The Job story tries to understand and explain why bad things happen to good people. A piece of the Job story that I particularly enjoy happens after days and days of Job and his rather unhelpful friends, who had stopped listening and gone to meddling, trying to figure it out. They said Job must have done something to cause God to bring this upon him. Job knew he had been faithful. For him, the situation was just very hard to understand. Finally, God comes rolling up in a whirlwind. He is fond of wind and whirling. God chastises Job’s friends for sullying God’s reputation. How dare they say that God brought this upon Job? Then He takes on Job. Read this story sometime when you have an hour or two. It is worth it. God, in the past asked me some of the same questions that he asked Job when I took him to task about what he was doing. I’ve really stopped asking what he is up to because I probably wouldn’t understand it either.

This I do know. I sent this out with a prayer request update a couple of days after my ER trip. “I know that ultimately God wins. God does not cause disease. Disease is from the evil one. [Sometimes with the help of our own bad choices.] I know that God is good and I will not give in to despair. I know that God loves us/me and there is nothing we can do about it. [I say this so often I’m starting to be quoted.] I know that I will fight evil back as long as I can wherever I can.”

We know that much of what Jesus did was heal people from disease. One scripture says that on one day he healed all of those who came to him. God does not always change circumstances but he is always with us in them. The Church Mouse Meme says, “God doesn’t give us what we can handle, God helps us handle what we are given.” So true.

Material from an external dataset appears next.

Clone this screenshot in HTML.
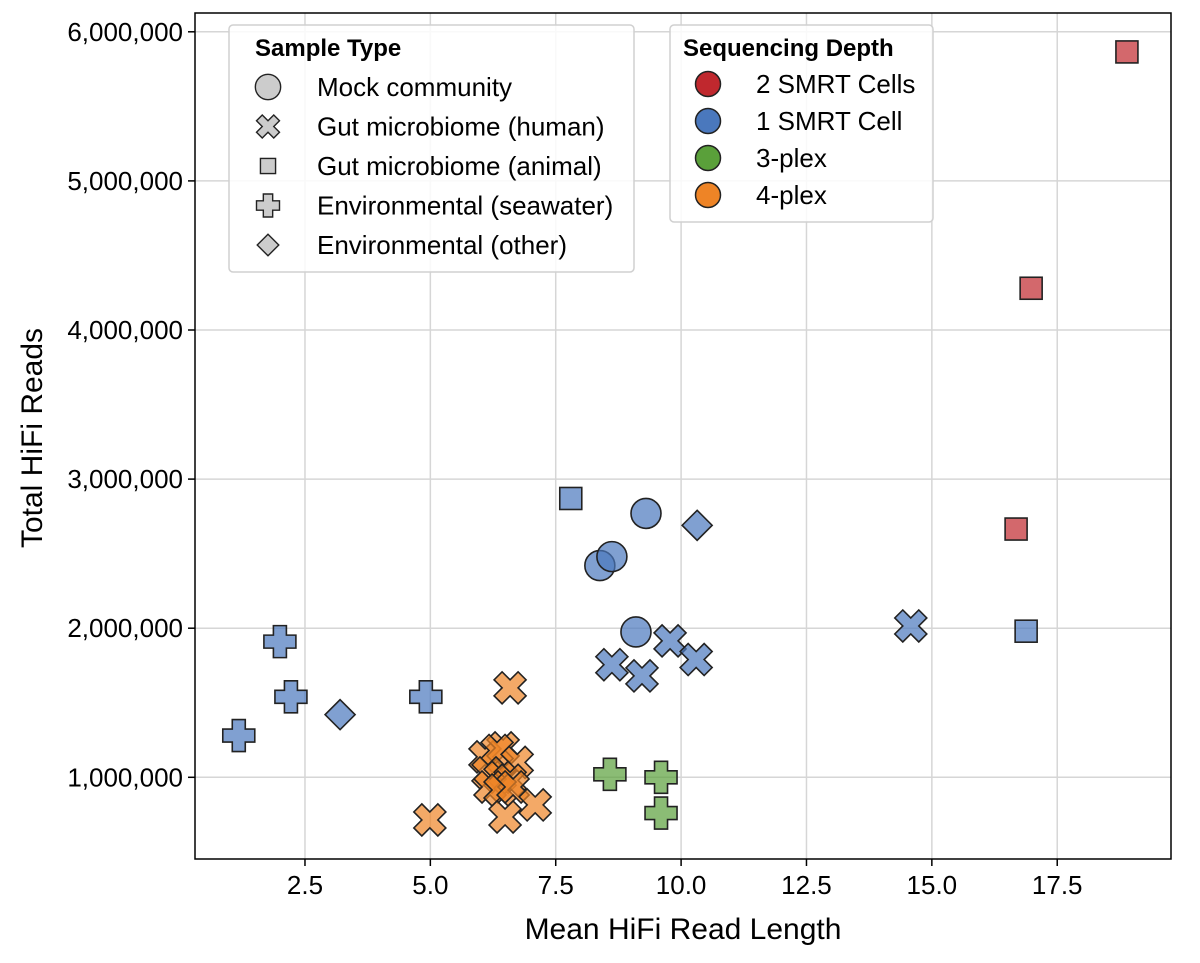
<!DOCTYPE html>
<html><head><meta charset="utf-8"><style>
body{margin:0;background:#fff;}
svg{display:block;font-family:"Liberation Sans",Arial,sans-serif;}
</style></head><body>
<svg id="chart" width="1200" height="963">
<g id="grid"></g>
<g id="axes"></g>
<g id="marks"></g>
<g id="legends"></g>
</svg>
<script>
const xTicks=[2.5,5.0,7.5,10.0,12.5,15.0,17.5];
const xTickLabels=["2.5","5.0","7.5","10.0","12.5","15.0","17.5"];
const yTicks=[1000000,2000000,3000000,4000000,5000000,6000000];
const yTickLabels=["1,000,000","2,000,000","3,000,000","4,000,000","5,000,000","6,000,000"];
const depthNames=["2 SMRT Cells","1 SMRT Cell","3-plex","4-plex"];
const depthColors=["#c0282e","#4a78bd","#5aa03a","#ee8426"];
const typeNames=["Mock community","Gut microbiome (human)","Gut microbiome (animal)","Environmental (seawater)","Environmental (other)"];
const typeShapes=["circle","x","square","plus","diamond"];
// points: mean read length (kb), total reads, sample type index, depth index
const ptX=[1.18,2.0,2.22,4.91,3.2,10.32,7.8,16.88,8.38,8.62,9.3,9.1,8.62,9.22,9.78,10.3,14.58,18.89,16.98,16.68,8.58,9.6,9.6,
 6.59,6.09,6.45,6.33,6.73,6.15,6.39,6.59,6.19,6.39,6.65,6.49,7.09,4.99];
const ptY=[1280000,1910000,1540000,1540000,1420000,2690000,2870000,1980000,2420000,2480000,2770000,1975000,1755000,1680000,1915000,1790000,2015000,5865000,4280000,2665000,1020000,1000000,760000,
 1600000,1137000,1197000,1180000,1100000,1030000,1000000,980000,935000,915000,935000,734000,815000,714000];
const ptType=[3,3,3,3,4,4,2,2,0,0,0,0,1,1,1,1,1,2,2,2,3,3,3,
 1,1,1,1,1,1,1,1,1,1,1,1,1,1];
const ptDepth=[1,1,1,1,1,1,1,1,1,1,1,1,1,1,1,1,1,0,0,0,2,2,2,
 3,3,3,3,3,3,3,3,3,3,3,3,3,3];

const L=195,R=1171,T=13,B=859;
function sx(v){return 179.6+v*50.15;}
function sy(v){return 926.4-v/1e6*149.1;}
const NS="http://www.w3.org/2000/svg";
function mk(tag,attrs,parent){const e=document.createElementNS(NS,tag);for(const k in attrs)e.setAttribute(k,attrs[k]);parent.appendChild(e);return e;}
function shape(type,cx,cy,s,parent,fill,op){
  let e;const st={fill:fill,"fill-opacity":op,stroke:"#222","stroke-width":s>14?1.6:1.4,"stroke-linejoin":"miter"};
  if(type==="circle"){e=mk("circle",Object.assign({cx:cx,cy:cy,r:15*s/16},st),parent);}
  else if(type==="square"){const h=11*s/16;e=mk("rect",Object.assign({x:cx-h,y:cy-h,width:2*h,height:2*h},st),parent);}
  else if(type==="diamond"){const h=15*s/16;e=mk("polygon",Object.assign({points:`${cx},${cy-h} ${cx+h},${cy} ${cx},${cy+h} ${cx-h},${cy}`},st),parent);}
  else if(type==="plus"){const a=16*s/16,b=6.5*s/16;
    e=mk("polygon",Object.assign({points:`${cx-b},${cy-a} ${cx+b},${cy-a} ${cx+b},${cy-b} ${cx+a},${cy-b} ${cx+a},${cy+b} ${cx+b},${cy+b} ${cx+b},${cy+a} ${cx-b},${cy+a} ${cx-b},${cy+b} ${cx-a},${cy+b} ${cx-a},${cy-b} ${cx-b},${cy-b}`},st),parent);}
  else {const a=16*s/16,w=8*s/16;
    const pts=[[0,-w],[a-w,-a],[a,-a+w],[w,0],[a,a-w],[a-w,a],[0,w],[-a+w,a],[-a,a-w],[-w,0],[-a,-a+w],[-a+w,-a]];
    e=mk("polygon",Object.assign({points:pts.map(p=>`${cx+p[0]},${cy+p[1]}`).join(" ")},st),parent);}
  return e;
}
const grid=document.getElementById('grid'),axes=document.getElementById('axes'),marks=document.getElementById('marks'),leg=document.getElementById('legends');
xTicks.forEach((v,i)=>{const x=sx(v);
  const g=mk("line",{x1:x,x2:x,y1:T,y2:B,stroke:"#d6d6d6","stroke-width":1.5},grid);
  
  
  mk("line",{x1:x,x2:x,y1:B,y2:B+7,stroke:"#000","stroke-width":1.5},axes);
  const t=mk("text",{x:x,y:B+35,"text-anchor":"middle","font-size":26},axes);t.textContent=xTickLabels[i];
  
  
});
yTicks.forEach((v,i)=>{const y=sy(v);
  const g=mk("line",{x1:L,x2:R,y1:y,y2:y,stroke:"#d6d6d6","stroke-width":1.5},grid);
  
  
  mk("line",{x1:L-7,x2:L,y1:y,y2:y,stroke:"#000","stroke-width":1.5},axes);
  const t=mk("text",{x:L-12,y:y+9,"text-anchor":"end","font-size":26},axes);t.textContent=yTickLabels[i];
  
  
});
const fr=mk("rect",{x:L,y:T,width:R-L,height:B-T,fill:"none",stroke:"#000","stroke-width":1.5},axes);


const xt=mk("text",{x:683,y:939,"text-anchor":"middle","font-size":30},axes);xt.textContent="Mean HiFi Read Length";


const yt=mk("text",{x:0,y:0,"text-anchor":"middle","font-size":30,transform:"translate(42,438) rotate(-90)"},axes);yt.textContent="Total HiFi Reads";



for(let i=0;i<ptX.length;i++){
  const e=shape(typeShapes[ptType[i]],sx(ptX[i]),sy(ptY[i]),16,marks,depthColors[ptDepth[i]],0.7);
  
  
}
// legend 1
const l1=mk("g",{},leg);


mk("rect",{x:229,y:25,width:405,height:247,rx:4,fill:"#fff","fill-opacity":0.85,stroke:"#d0d0d0","stroke-width":1.5},l1);
const t1=mk("text",{x:255,y:56,"font-size":24,"font-weight":"bold"},l1);t1.textContent="Sample Type";
typeNames.forEach((n,i)=>{const y=87+i*39.5;
  const s=shape(typeShapes[i],268,y,i===0?13.5:(i===2?11:11.5),l1,"#cccccc",1);
  
  
  const t=mk("text",{x:317,y:y+9,"font-size":26},l1);t.textContent=n;
  
  
});
const l2=mk("g",{},leg);


mk("rect",{x:670,y:25,width:263,height:197,rx:4,fill:"#fff","fill-opacity":0.85,stroke:"#d0d0d0","stroke-width":1.5},l2);
const t2=mk("text",{x:683,y:56,"font-size":24,"font-weight":"bold"},l2);t2.textContent="Sequencing Depth";
depthNames.forEach((n,i)=>{const y=84+i*37;
  const c=mk("circle",{cx:708,cy:y,r:12.5,fill:depthColors[i],stroke:"#222","stroke-width":1.5},l2);
  
  
  const t=mk("text",{x:756,y:y+9,"font-size":26},l2);t.textContent=n;
  
  
});
</script>
</body></html>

My spiritual journey now is to try to stay in the moment, which I should do anyway since the moment is all we really have. I will try to practice the awareness of God’s presence. Breathing in his presence just got a lot more intentional and personal. I confess that I do have moments of panic when I get scared and hold my breath causing me to forget to stay where I have pledged to stay. The perimeters of my journey have greatly changed. I ask for your prayers for me and my family. I’m praying for a miracle and hanging on tight to the hem of Jesus’ robe.